- _Given task_:
Retype the data exactly, from its first line to the line containing "café olivo (CH/CL)</div>", including both, and skip any picture.

- _Dataset excerpt_:
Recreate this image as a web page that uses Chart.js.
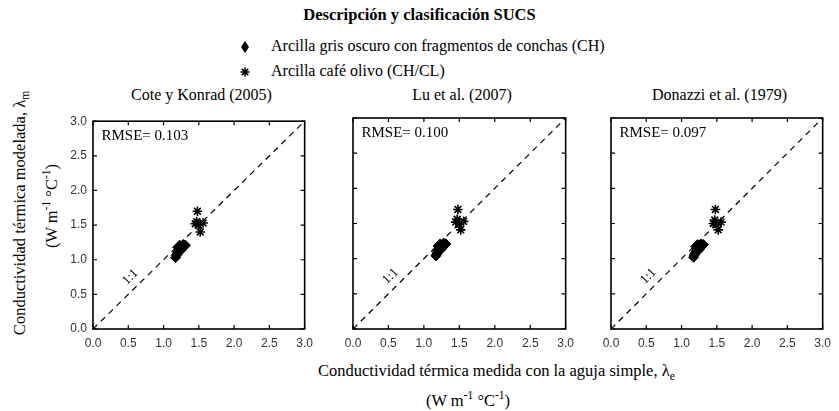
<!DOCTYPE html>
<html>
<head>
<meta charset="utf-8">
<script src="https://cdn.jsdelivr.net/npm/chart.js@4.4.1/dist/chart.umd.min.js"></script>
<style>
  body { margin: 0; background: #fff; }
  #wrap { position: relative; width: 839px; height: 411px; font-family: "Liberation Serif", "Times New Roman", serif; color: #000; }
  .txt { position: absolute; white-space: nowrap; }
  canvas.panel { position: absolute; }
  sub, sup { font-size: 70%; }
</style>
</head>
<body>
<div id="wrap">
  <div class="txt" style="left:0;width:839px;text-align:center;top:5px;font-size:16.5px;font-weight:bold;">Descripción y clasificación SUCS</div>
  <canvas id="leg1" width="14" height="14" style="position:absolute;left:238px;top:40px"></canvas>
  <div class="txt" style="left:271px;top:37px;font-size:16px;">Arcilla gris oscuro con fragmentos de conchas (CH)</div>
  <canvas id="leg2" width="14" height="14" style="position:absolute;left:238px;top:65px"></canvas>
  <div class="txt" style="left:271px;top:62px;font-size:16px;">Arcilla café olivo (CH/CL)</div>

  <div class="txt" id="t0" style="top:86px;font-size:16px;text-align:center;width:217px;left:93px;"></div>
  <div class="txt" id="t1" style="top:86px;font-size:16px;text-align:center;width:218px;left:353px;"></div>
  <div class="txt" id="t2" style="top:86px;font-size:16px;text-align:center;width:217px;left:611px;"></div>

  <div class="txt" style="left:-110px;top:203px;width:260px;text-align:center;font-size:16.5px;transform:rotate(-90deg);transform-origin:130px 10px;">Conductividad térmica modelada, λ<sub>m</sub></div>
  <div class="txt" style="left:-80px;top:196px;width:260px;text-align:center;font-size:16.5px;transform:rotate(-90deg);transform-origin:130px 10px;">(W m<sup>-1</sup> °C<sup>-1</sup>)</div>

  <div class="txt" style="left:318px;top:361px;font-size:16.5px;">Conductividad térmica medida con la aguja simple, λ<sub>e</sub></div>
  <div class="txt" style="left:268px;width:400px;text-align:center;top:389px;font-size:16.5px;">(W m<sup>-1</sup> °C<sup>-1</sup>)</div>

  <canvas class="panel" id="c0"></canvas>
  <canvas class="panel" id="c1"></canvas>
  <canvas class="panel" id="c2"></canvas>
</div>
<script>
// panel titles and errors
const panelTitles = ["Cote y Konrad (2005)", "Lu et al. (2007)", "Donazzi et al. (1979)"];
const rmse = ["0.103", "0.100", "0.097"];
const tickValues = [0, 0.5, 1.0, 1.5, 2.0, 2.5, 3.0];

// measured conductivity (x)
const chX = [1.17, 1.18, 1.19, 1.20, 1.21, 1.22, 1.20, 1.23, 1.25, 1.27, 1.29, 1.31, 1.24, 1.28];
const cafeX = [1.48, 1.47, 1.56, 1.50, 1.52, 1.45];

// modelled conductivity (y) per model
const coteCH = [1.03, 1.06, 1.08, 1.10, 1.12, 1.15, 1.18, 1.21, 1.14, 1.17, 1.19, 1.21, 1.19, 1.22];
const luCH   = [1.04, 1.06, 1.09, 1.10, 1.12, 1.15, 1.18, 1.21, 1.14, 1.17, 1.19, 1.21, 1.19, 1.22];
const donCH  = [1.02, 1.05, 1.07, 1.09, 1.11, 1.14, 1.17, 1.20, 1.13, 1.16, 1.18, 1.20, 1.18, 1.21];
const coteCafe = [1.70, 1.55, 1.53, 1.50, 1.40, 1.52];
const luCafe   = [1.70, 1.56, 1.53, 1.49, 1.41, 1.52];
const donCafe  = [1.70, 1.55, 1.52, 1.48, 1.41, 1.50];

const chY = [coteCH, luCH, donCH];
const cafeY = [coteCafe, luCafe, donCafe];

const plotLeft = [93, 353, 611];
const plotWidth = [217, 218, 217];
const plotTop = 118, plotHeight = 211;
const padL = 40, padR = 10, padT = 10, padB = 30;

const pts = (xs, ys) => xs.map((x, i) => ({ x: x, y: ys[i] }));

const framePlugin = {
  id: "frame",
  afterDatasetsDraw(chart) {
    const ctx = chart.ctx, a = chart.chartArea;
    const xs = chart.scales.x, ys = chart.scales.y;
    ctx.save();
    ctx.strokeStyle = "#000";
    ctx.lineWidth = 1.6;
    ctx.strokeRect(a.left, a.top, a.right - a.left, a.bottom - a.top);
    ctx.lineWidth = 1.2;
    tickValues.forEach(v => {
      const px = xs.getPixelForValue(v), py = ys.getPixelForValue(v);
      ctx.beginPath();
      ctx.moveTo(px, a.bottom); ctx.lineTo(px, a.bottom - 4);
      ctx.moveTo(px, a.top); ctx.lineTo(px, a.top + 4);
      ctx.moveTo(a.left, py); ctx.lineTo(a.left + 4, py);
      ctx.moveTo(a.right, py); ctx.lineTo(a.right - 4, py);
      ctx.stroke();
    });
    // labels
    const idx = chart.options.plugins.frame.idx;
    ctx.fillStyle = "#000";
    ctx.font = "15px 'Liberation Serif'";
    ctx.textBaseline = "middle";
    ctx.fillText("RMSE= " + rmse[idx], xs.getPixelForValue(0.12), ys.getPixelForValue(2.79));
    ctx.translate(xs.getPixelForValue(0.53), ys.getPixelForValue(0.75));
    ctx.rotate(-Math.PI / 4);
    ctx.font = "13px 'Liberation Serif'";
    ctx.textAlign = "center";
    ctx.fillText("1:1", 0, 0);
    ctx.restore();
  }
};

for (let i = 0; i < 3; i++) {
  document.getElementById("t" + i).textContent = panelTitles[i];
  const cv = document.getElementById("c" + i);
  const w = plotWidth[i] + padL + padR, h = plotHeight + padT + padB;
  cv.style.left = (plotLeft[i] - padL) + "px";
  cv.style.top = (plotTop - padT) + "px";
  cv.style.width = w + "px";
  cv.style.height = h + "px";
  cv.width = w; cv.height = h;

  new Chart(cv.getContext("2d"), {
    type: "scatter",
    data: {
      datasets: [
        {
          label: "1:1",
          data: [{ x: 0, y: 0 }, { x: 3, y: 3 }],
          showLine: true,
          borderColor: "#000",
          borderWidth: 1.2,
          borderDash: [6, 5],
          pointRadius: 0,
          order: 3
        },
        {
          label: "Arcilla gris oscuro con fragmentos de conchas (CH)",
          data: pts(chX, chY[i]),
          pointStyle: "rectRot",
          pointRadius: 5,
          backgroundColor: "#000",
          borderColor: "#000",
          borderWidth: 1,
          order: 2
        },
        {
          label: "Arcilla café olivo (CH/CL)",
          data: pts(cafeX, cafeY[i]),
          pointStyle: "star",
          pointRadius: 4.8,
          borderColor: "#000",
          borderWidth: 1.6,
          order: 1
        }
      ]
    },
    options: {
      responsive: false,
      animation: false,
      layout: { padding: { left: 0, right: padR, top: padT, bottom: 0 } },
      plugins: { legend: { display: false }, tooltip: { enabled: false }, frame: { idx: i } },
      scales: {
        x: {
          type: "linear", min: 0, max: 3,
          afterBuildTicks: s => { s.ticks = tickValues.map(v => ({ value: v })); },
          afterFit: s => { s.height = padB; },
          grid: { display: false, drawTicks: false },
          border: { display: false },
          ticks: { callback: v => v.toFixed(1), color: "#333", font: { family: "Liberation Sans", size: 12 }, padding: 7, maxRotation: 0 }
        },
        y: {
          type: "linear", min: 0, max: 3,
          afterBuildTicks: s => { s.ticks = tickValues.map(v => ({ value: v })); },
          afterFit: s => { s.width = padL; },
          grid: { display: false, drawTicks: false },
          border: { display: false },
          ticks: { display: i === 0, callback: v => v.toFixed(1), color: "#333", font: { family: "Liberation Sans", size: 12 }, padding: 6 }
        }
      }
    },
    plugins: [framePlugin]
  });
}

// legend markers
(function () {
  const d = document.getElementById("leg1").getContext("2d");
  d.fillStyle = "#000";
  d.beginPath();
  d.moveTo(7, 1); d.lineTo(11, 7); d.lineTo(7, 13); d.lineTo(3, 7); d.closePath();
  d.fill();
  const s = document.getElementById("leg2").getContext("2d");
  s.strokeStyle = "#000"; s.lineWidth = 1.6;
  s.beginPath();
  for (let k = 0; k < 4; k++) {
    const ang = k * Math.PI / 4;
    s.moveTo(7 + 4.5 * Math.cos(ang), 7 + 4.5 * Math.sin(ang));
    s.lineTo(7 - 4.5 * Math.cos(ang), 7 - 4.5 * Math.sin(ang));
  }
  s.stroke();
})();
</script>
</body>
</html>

- _Solution_:
Recreate this image as a web page that uses Chart.js.
<!DOCTYPE html>
<html>
<head>
<meta charset="utf-8">
<script src="https://cdn.jsdelivr.net/npm/chart.js@4.4.1/dist/chart.umd.min.js"></script>
<style>
  body { margin: 0; background: #fff; }
  #wrap { position: relative; width: 839px; height: 411px; font-family: "Liberation Serif", "Times New Roman", serif; color: #000; }
  .txt { position: absolute; white-space: nowrap; }
  canvas.panel { position: absolute; }
  sub, sup { font-size: 70%; }
</style>
</head>
<body>
<div id="wrap">
  <div class="txt" style="left:0;width:839px;text-align:center;top:5px;font-size:16.5px;font-weight:bold;">Descripción y clasificación SUCS</div>
  <canvas id="leg1" width="14" height="14" style="position:absolute;left:238px;top:40px"></canvas>
  <div class="txt" style="left:271px;top:37px;font-size:16px;">Arcilla gris oscuro con fragmentos de conchas (CH)</div>
  <canvas id="leg2" width="14" height="14" style="position:absolute;left:238px;top:65px"></canvas>
  <div class="txt" style="left:271px;top:62px;font-size:16px;">Arcilla café olivo (CH/CL)</div>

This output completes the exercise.